El otro día me preguntaba yo, sin preguntarle a Víctor, si él puede pensar en el movimiento del codo, o de la rodilla, por ejemplo, o si incluso el pensamiento de ese movimiento le está vedado. No lo sé. Para mí sí que es un pensamiento vedado, un pensamiento en el que sólo reparo cuando tengo dolor en las articulaciones. E incluso con dolor, a veces muevo sin darme cuenta, hasta que aparece el dolor. No todos los trámites son fáciles para un cuerpo con dos cerebros, pero esta discapacidad se lleva con dignidad.

La dificultad está en otro sitio. Al menos para mí. La dificultad está exactamente en el punto que separa y une nuestros cuerpos.
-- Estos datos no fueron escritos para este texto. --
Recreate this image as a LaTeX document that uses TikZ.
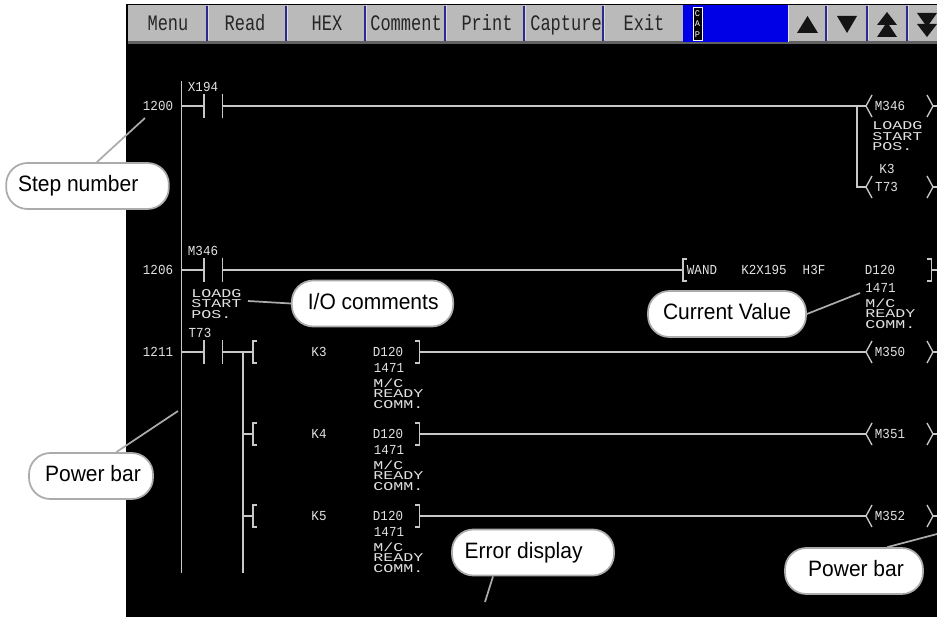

La dificultad está en la palabra y en la forma en que los dos cuerpos se apoyan en esa articulación. ¿Cómo hago yo para que al recibir una orden de Víctor no sea una orden? ¿Cómo hace Víctor para que al darme una orden yo no me cabree y le deje abandonado?

¿Cómo se establece una relación de igual a igual entre dos personas que dependen tanto la una de la otra? No lo sé. Yo me siento atado a Víctor y odio sentirme atado. No tolero las relaciones de dependencia. Pero como somos el mismo cuerpo, esa dependencia es mutua. Atar los cordones a los zapatos de Víctor es exactamente igual como atar mis cordones y lavarle el pelo a Víctor es como lavarme el mío. Seguramente por eso se me ocurrió si no sería suficiente con que meara yo para aliviarle a él, que sería mucho más fácil.

Esta palabra que articula, que hace de bisagra, que permite convertir en una relación de igual a igual la de dos personas diferentes, es la misma palabra, la misma bisagra que permite convertir  en una relación de igual a igual la de dos personas cualquiera, porque todas somos diferentes. La clave no está en el cuerpo, sino en la palabra. Lo que nos une a Víctor y a mí es la palabra.

Si Víctor tuviera el mismo cuerpo, u otro diferente, pero no dijera lo que dice, no habría bisagra, no habría posibilidad de convertir dos cuerpos en uno y no habría posibilidad de que yo me olvidara de que no puede beber solo. No existiría esa posibilidad porque estaríamos muy lejos y lo único que habría entre nosotros serían trámites, más o menos tediosos.